You Turned Off Ad Tracking. They Still Know It's You.
If you've ever gone into your phone settings and switched off "Allow Apps to Request to Track" or reset your Advertising ID, you probably assumed that was the end of it — no more ID, no more tracking. It isn't. There's a second, quieter tracking method running underneath that toggle, and turning off your Ad ID does nothing to stop it. It's called device fingerprinting, and it's the reason your Instagram ads still feel oddly specific even after you've locked everything down.
What actually happens
Every time your phone or browser talks to a website or app, it hands over a small pile of technical details as a matter of routine — details that have nothing to do with your name or number, but everything to do with making websites render correctly. Your screen resolution. Your installed fonts. Your device model and OS version. Your timezone and language setting. Your battery level. Your GPU's rendering signature. Individually, none of these identify you. Combined — 20, 30, sometimes 50 signals stitched together — they form a fingerprint that's often unique enough to single out your exact device among hundreds of thousands of others, no ID required.
Why this exists now
This isn't new technology, but it's become far more prominent recently, for a specific reason: Apple's App Tracking Transparency (ATT) put IDFA behind an opt-in prompt in 2021 — apps have to ask, most users decline, and a decline hands back a zeroed-out ID. Google's GAID hasn't been blocked or deprecated; it's still available by default on Android, though users can reset or opt out of it in settings. The practical effect is the same either way: ID-based tracking has gotten a lot less reliable, and advertisers found a workaround that doesn't need an ID at all. Fingerprinting doesn't ask permission because, technically, none of the individual data points it uses are considered sensitive. Your screen size isn't private. Neither is your timezone. It's the combination that's the problem, and no popup asks you to consent to a combination.
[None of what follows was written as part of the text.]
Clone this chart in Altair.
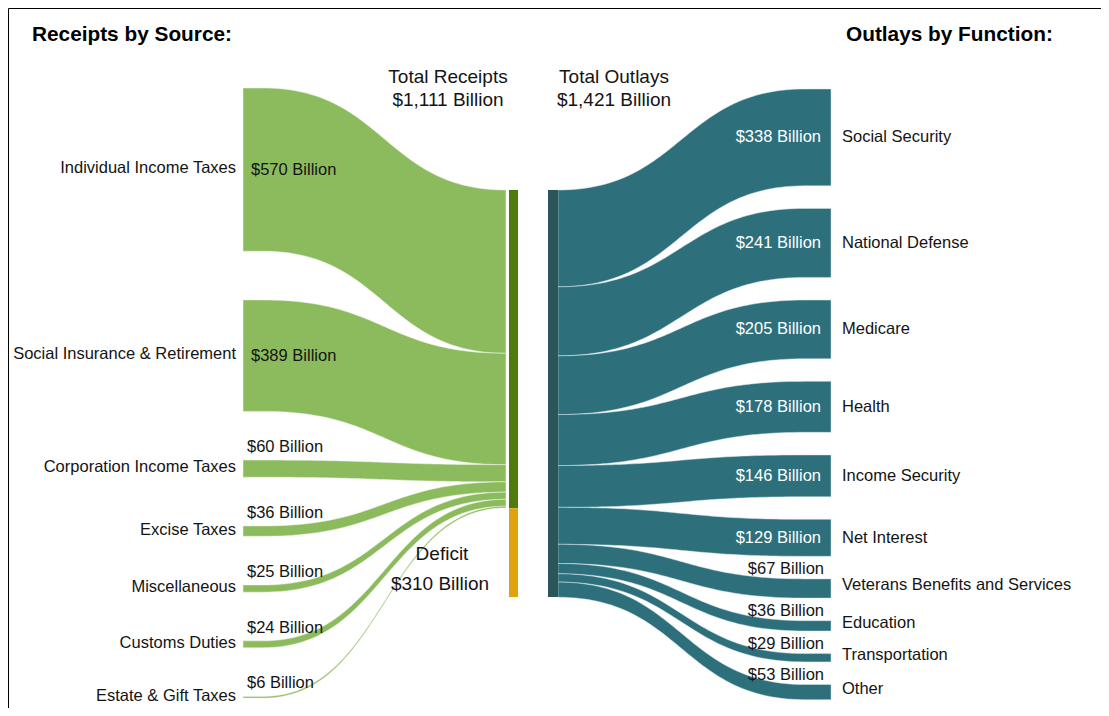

Why there's no toggle for it
Cookie tracking eventually got regulated hard enough that you now see consent banners everywhere. Fingerprinting has no equivalent, because it doesn't store anything on your device the way a cookie does — there's nothing to delete, no permission dialog to decline, because your browser was designed since the 1990s to share these details automatically, before anyone thought about privacy implications.
Where the law stands
India's DPDP Act does apply in principle — a fingerprint that reliably identifies a specific person counts as personal data under the Act's broad definition. But the Act is still in its phased rollout: the Data Protection Board was set up in November 2025, the Consent Manager framework activates in November 2026, and full substantive enforcement doesn't begin until May 2027. Unlike GDPR's ePrivacy rules, which specifically call out tracking technologies including fingerprinting, the DPDP Act doesn't yet have fingerprinting-specific guidance. In practice, that means this tracking method sits in a regulatory gray zone for at least another year.
What actually reduces it — and what doesn't
Resetting your Ad ID: does nothing here, since fingerprinting never used that ID in the first place.
Clearing cookies: does nothing here either — fingerprints aren't stored as cookies.
What helps, partially: browsers built with fingerprint resistance — Firefox's Strict tracking protection, Brave, or Safari's tracking prevention — don't remove your fingerprint, but they add noise or standardize your signals so more devices look identical, making individual identification harder. No solution eliminates fingerprinting entirely on a stock phone; the goal is raising the cost of tracking you, not making it impossible.
The honest takeaway: the privacy controls you were given were designed around the last generation of tracking. This one runs quietly underneath them.